:: Given exercise ::
Tally the lines below that contain the word "this", and give only that number.

:: Supplied material ::
## Start

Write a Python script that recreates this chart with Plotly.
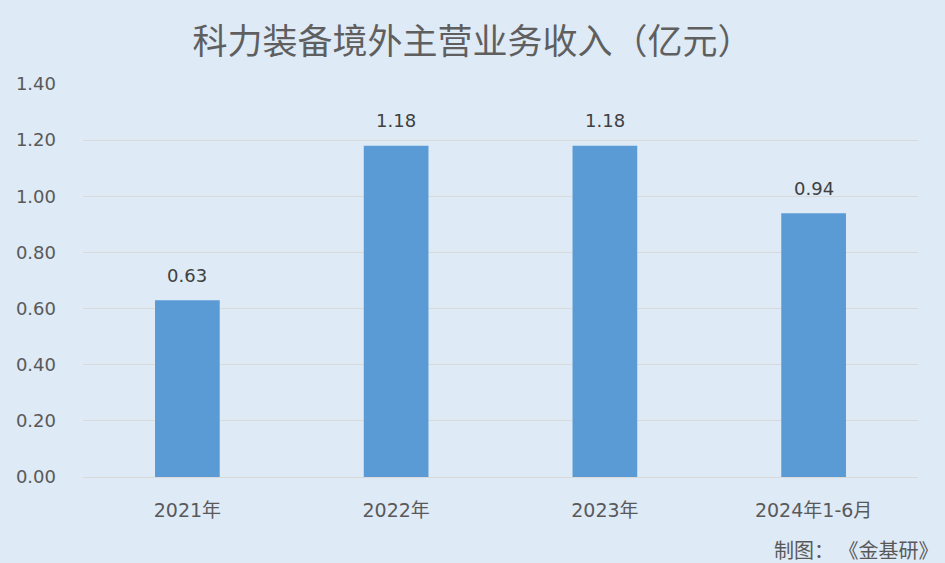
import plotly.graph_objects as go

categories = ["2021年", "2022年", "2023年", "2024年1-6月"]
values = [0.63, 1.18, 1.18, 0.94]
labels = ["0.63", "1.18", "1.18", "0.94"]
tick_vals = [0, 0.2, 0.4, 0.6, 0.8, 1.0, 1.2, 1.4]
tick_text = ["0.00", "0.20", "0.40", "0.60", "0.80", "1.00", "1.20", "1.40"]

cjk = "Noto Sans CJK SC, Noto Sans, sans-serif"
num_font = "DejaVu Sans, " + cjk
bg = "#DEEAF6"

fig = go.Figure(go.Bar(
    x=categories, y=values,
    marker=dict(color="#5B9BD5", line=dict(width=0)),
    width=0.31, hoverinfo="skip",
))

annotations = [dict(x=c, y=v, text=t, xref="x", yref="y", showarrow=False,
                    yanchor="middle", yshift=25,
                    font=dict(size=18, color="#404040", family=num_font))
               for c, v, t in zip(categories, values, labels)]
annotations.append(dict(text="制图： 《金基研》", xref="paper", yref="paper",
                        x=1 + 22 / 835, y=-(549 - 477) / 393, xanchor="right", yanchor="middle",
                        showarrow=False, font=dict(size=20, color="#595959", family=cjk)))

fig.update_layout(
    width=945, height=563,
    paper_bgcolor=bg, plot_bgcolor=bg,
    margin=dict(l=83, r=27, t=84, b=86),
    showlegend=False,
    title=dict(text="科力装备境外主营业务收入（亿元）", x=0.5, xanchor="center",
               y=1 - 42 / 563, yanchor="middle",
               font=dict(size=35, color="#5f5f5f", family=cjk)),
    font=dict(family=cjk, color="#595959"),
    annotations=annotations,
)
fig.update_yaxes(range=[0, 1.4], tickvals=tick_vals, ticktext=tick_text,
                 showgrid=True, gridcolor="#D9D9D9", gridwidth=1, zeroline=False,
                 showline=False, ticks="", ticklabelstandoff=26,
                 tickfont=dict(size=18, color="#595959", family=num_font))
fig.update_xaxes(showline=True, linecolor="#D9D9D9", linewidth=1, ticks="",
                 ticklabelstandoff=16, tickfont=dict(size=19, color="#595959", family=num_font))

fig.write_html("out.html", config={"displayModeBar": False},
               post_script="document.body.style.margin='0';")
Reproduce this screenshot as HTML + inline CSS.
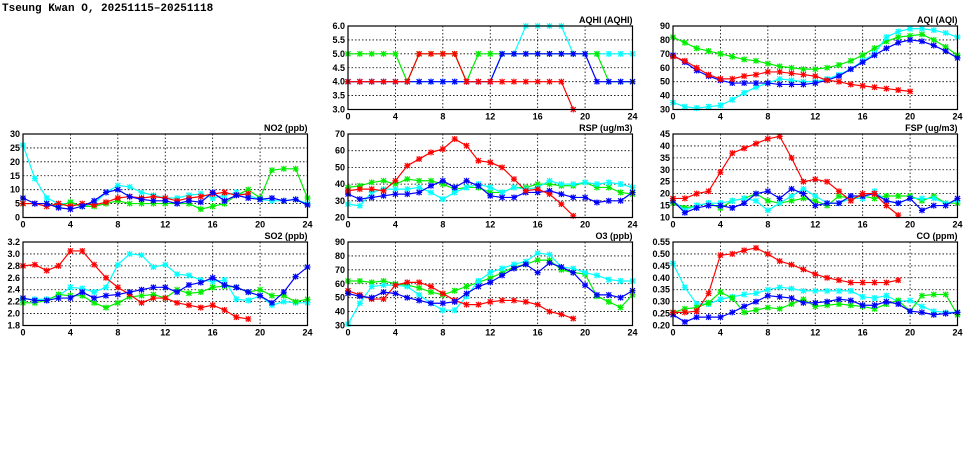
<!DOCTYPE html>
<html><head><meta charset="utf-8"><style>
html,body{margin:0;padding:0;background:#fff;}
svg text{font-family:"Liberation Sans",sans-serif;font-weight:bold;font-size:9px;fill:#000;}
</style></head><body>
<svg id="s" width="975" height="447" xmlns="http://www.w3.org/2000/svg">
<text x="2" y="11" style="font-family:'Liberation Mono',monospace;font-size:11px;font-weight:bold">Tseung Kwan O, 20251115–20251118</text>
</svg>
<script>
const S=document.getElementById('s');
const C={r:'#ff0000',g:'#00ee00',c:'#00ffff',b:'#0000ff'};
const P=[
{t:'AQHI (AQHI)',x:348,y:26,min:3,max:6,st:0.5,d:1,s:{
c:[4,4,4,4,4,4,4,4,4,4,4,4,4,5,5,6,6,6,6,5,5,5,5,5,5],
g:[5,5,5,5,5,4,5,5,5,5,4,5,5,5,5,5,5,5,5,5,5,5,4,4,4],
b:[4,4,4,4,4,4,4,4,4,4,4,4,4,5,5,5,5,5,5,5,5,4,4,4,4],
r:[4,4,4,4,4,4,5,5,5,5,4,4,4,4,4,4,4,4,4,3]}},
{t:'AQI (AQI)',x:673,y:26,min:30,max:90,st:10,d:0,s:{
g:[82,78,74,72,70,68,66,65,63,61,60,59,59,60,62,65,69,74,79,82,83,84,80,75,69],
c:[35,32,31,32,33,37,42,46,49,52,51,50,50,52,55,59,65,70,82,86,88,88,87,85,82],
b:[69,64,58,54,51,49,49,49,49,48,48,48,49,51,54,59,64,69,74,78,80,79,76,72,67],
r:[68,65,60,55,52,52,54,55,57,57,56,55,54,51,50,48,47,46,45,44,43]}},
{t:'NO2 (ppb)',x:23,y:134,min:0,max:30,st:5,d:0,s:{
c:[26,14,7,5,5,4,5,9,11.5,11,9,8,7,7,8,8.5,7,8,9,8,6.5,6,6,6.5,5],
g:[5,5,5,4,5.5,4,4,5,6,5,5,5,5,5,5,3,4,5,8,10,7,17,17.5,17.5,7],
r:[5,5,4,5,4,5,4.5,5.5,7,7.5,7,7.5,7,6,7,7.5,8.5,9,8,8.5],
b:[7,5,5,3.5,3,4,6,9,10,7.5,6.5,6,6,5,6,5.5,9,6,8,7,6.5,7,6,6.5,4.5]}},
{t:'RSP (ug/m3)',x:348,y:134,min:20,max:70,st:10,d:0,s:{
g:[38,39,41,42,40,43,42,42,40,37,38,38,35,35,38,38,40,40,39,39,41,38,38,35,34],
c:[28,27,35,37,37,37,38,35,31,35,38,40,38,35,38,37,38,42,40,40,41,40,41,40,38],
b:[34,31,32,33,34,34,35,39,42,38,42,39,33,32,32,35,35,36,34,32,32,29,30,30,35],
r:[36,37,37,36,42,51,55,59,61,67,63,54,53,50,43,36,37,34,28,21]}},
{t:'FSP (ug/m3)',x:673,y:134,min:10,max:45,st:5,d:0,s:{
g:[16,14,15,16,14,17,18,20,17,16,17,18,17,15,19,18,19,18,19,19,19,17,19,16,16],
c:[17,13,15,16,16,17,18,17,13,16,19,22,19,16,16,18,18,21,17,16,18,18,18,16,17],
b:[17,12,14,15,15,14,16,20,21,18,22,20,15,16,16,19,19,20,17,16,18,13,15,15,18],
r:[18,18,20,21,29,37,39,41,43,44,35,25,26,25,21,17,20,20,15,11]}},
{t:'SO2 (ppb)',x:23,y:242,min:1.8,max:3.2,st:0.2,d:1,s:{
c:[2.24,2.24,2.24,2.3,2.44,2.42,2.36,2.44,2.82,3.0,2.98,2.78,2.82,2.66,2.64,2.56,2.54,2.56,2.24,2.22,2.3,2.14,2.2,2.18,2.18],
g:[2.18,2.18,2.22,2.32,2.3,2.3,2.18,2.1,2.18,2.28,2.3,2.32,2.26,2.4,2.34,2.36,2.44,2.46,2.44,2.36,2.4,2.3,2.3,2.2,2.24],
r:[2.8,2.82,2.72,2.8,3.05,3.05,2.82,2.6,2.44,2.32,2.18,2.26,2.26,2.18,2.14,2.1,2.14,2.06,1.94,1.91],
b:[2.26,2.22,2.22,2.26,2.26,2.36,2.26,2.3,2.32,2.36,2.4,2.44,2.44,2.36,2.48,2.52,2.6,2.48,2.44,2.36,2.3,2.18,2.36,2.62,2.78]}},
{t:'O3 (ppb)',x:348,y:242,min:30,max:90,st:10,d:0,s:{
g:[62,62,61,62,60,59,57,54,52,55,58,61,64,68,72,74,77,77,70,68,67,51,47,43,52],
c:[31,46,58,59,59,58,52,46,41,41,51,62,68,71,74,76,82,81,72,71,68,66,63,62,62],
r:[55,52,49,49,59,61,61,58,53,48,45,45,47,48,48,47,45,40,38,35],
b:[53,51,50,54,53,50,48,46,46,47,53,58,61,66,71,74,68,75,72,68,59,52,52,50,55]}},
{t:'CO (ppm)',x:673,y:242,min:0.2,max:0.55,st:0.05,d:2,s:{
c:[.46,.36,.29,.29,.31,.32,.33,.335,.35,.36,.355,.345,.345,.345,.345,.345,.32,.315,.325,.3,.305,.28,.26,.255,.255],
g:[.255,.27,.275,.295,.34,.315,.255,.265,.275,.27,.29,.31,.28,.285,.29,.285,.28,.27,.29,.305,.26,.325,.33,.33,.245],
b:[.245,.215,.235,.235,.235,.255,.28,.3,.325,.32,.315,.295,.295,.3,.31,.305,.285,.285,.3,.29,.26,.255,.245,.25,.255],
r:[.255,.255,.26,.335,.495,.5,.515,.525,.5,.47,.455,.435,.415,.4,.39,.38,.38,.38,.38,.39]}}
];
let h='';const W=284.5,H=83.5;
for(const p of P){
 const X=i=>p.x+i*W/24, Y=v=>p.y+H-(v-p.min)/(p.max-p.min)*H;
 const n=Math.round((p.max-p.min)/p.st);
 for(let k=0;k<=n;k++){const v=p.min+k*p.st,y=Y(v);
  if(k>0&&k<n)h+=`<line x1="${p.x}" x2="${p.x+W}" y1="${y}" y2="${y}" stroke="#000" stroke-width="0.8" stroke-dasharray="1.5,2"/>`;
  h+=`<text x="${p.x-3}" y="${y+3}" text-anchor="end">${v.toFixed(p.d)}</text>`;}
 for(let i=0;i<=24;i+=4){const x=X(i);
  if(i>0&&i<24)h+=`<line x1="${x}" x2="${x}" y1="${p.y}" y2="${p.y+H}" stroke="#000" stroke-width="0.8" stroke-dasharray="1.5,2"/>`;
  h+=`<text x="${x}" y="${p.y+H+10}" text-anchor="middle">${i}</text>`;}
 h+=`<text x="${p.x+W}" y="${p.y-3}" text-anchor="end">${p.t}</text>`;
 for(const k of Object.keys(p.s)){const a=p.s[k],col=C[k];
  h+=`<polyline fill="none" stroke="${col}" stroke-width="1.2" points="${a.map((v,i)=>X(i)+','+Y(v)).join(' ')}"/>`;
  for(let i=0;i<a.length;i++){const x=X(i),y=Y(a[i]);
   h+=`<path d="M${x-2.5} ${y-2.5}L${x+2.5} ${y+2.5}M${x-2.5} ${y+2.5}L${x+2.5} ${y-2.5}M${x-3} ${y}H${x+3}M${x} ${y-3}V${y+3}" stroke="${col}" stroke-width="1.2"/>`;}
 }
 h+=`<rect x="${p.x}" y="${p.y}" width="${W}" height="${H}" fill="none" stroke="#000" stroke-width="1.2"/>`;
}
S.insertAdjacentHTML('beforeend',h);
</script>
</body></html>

## End

:: Correct output ::
2